その後日本でも、2018年1月にコインチェックが、2018年8月にZaifがサーバー攻撃を受けました。なんとか業界全体が仮想通貨業界の信用回復に努めていた中、起きたこの事件は、日本の仮想通貨離れを助長させるのに十分でした。
その後、Zaifはハッキング被害による保証を自己資金で補償することができませんでした。そこに金融庁による指摘が入ったのです。
そもそもなぜサイバー攻撃により盗まれてしまうのか?
世界中でも多くの被害が出ているのにも関わらず、2018年にもなってなぜまだ流出事件が起きてしまうのでしょうか。その根本の原因にはオンラインの秘密鍵の保管方法にその要因があります。
秘密鍵はサイバー攻撃により盗み出されてしまえば容易に仮想通貨を抜き出すことができる情報です。取引所はその性質上、オンラインでその秘密鍵を補完している状態でなければ取引をスムーズに行えません。サイバー攻撃は各社も対策に本気であり、様々な方策で対応していますが、攻撃・対処のいたちごっこであるため、どこの取引所もいつかは破られてしまってもおかしくありません。盗まれないためにはオフラインで保管するのが最も安全ですが、そうはいかないのが実情です。
そこで、同協会は、オンラインで秘密鍵を保管している業者に対し、流出リスクの高いオンラインで保管している資産分に見合う安全資産の保有を義務付け、有事の際にはそこから補償に充てるといった方策をとろうとしているのです。
サイバー攻撃に対する準備があれば考慮される
ただし、すべてのオンライン保管について資金を用意しておくのは容易ではありません。そこで、同協会ではウォレットを複数展開するなど、一つがサイバー攻撃を受けたとしてもすべて奪われないようにする盗難リスクを減らす施策を行っている場合は、安全資産の保有額を考慮する旨もあるとしました。
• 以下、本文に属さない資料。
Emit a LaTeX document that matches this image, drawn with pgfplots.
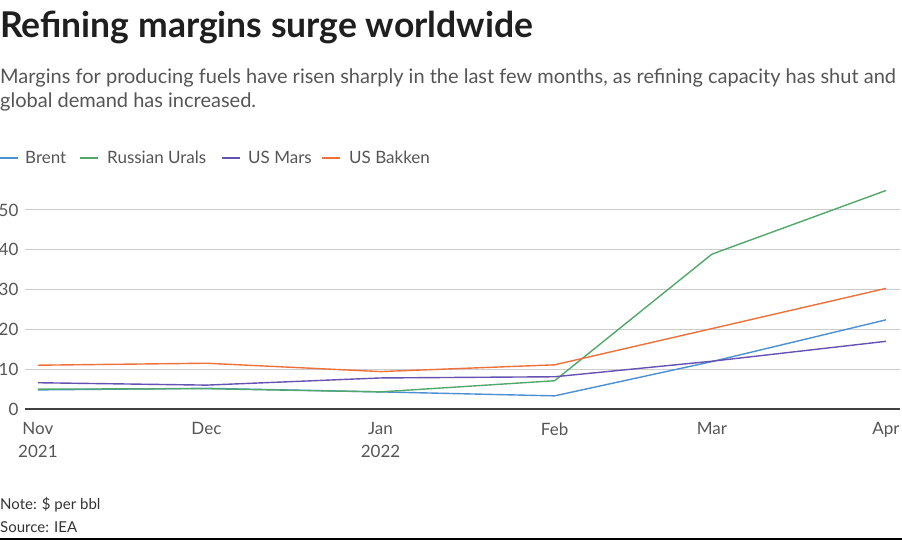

ただし、このニュースは公式発表ではなく関係者からの方向であり、協会として決定した事項ではないとしています。
仮想通貨に対して世界中で資産保全の動き
今回の日本仮想通貨交換業協会の動きのように仮想通貨資産に対する補償に備えるための動きは多くられます。スイスの「CryptoIns」という保険サービスではハッキング事件に対して全額の保証が受けられるというサービスをオンラインで展開しています。
他にも韓国・米国でも同様の保険サービスの展開が見られていますが、適用となる条件の幅が狭いため、今後長い調整が必要になると考えられています。
日本でも、三井住友海上保険はビットフライヤーと盗難補償サービスを、東京海上日火災はコインチェック社と提携していました。しかし、コインチェック社の流出事件の際は、不正アクセスによる補償は適用外になっていたために補償が行われませんでした。
保険会社もこのように巨額の損失を頻繁に出している業界に対しては二の足を踏んでしまう実情も理解できますが、一日でも早く双方の利益になる方法を模索してほしいものです。